Arg2:recipient < Arg1:theme

  1. Prometeu a ela um bom aumento. promise:IND;PST;3SG to her a good raise 'He promised her a good raise.'

As noted by @arademaker, in the Brazilian Propbank-Br, the argument bearing the theme semantic role is assigned the Arg1 label, while the recipient is assigned Arg2. As I explained here, Propbank-Br consistently maps the theme and recipient (or destination etc.) arguments of ditransitives to Arg1 and Arg2, respectively, following the canonical (unmarked) order of (1) and (2). This is the pattern used for the transfer of possession, caused change of location and communication verbs I consulted:

http://143.107.183.175:21380/verbobrasil/textoFrames/dar-v.html http://143.107.183.175:21380/verbobrasil/textoFrames/entregar-v.html http://143.107.183.175:21380/verbobrasil/textoFrames/levar-v.html http://143.107.183.175:21380/verbobrasil/textoFrames/dizer-v.html

The rationale behind this is the unmarked order NP < PP < CP. Since an individual verb participant theme is preferably mapped to a NP, whatever recipient, destination, source etc. arguments the verb governs must be realized as a PP. Theme verb participants corresponding to propositions, questions etc. may be realized by CPs, infinitival clauses etc., leading to the inverted pattern Arg2 < Arg1 due to the fact that PPs tend to precede CPs etc.

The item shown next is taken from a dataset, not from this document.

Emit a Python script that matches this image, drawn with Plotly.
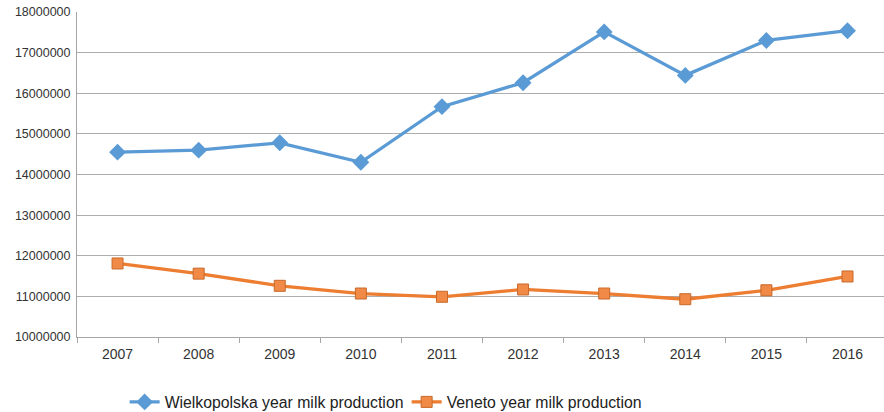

Pronominalized arguments also resulkt in inverted patterns, since pronouns tend to precede full NPs or PPs heading a full NP (and clitic pronouns must attach to the verb).

arademaker commented 2 years ago

Anyway, it looks like this issue can be closed. We agree that for English the argument order makes sense. The same arguments justify a different order for Portuguese.